A team will collect aero-geophysics data on the ice thickness of Thwaites Glacier by flying over it from Rothera Research Station.
In late January, a research cruise will set off from Chile on USAP’s Nathaniel B. Palmer, a US icebreaker bound for the Amundsen Sea, remaining in the area until March 2020. The expedition will support the THOR and TARSAN projects, which will survey and collect sediment cores from the seabed and tag seals to acquire ocean current and temperature data. The scientists will not set foot on the glacier itself, but rather will study the output of the glacier and the ocean that it flows into—the sediments it drops to the ocean floor, the water temperatures under the glacier and more—in order to reconstruct the history of glacier changes in the area and to improve the reliability of the ice sheet models that are used to predict future sea level change.
“This is going to challenge our logistics and science effort in every way,” said Ted Scambos, senior research scientist at the Cooperative Institute for Research in Environmental Sciences (CIRES) at the University of Colorado Boulder and lead scientific coordinator for the US “It’s a long way out there, it’s a huge project, the weather is notoriously bad and we’re aiming for some real innovative work. This is going to take the best effort of both nations, and a lot of teamwork.”

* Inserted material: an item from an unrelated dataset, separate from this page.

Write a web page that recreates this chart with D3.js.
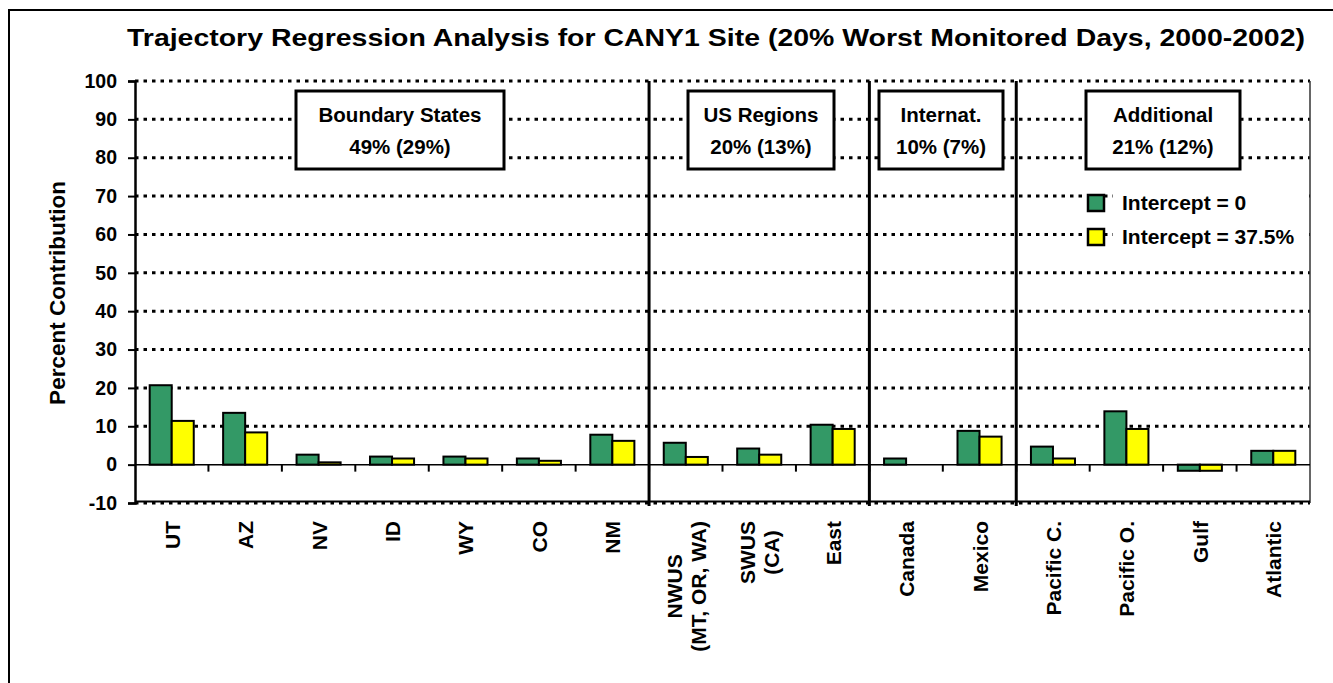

ITGC is a five-year, $50 million joint US and UK mission to learn more about Thwaites Glacier, its past, and what the future may hold. Significant contributions to the research are also coming from Sweden, Germany, and South Korea. The ultimate goal of the project is to predict how much Thwaites will contribute to global sea-level rise, and how soon a transition to more rapid ice retreat might occur. ITGC is funded by the US National Science Foundation (NSF) and UK Natural Environment Research Council (NERC).